Christ. First Microsoft filches the very idea of a GUI. Then they license their OS and dominate the marketplace. Now they are going to take Apple's coolest thing ever, and beat Apple to a touch screen computer?
Surface's multi-touch tech preceded the iPhone, and in fact has many more useful applications than the iPhone-- which you would know, if you bothered to do 5 minutes of research on the subject.
I came away convinced that Ballmer doesn't have a clue how to compete with Google.
Here's what he said: "You need scale, and business innovation, and technological innovation. You need breakthrough innovation and incremental innovation. You need it in search and in advertising. You need to bring it all together. And you need it at all levels of the stack."
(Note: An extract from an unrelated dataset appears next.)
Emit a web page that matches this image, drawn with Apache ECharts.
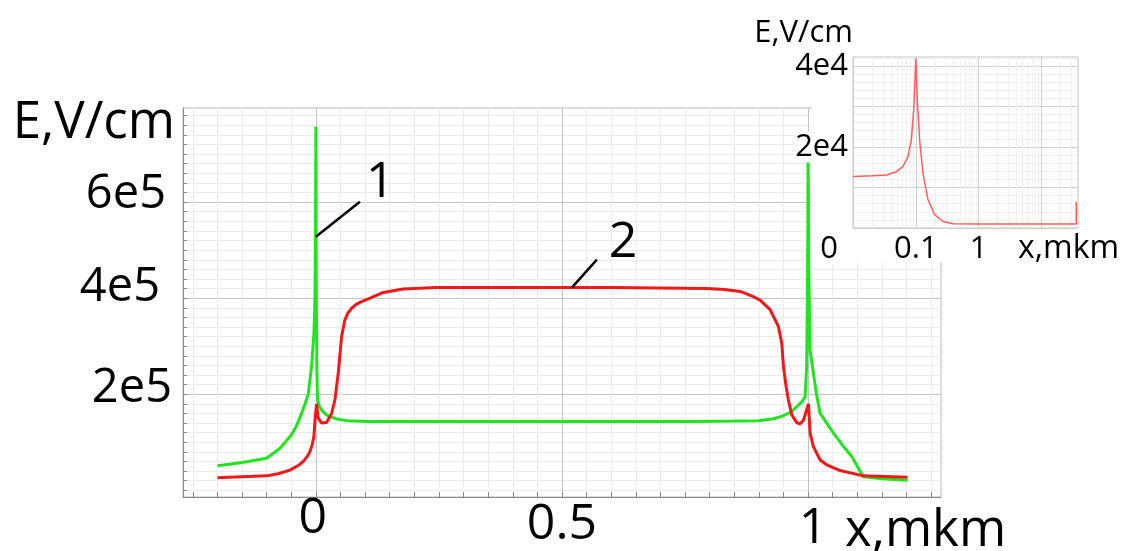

Whenever I hear a CEO say, "We need to do it all!" I translate: "We really don’t know what the hell to do here."
You get what I'm saying now?
"Surface's multi-touch tech preceded the iPhone, and in fact has many more useful applications than the iPhone-- which you would know, if you bothered to do 5 minutes of research on the subject."
I'll give you that Surface was being prototyped before the iPhone reached that stage, but that hardly gives MS credit for the idea of a multi-touch interface (nor did Apple invent this idea).
And with a unit price of $10k and deployed so far only to AT&T stores, what exactly are Surface's many more useful applications?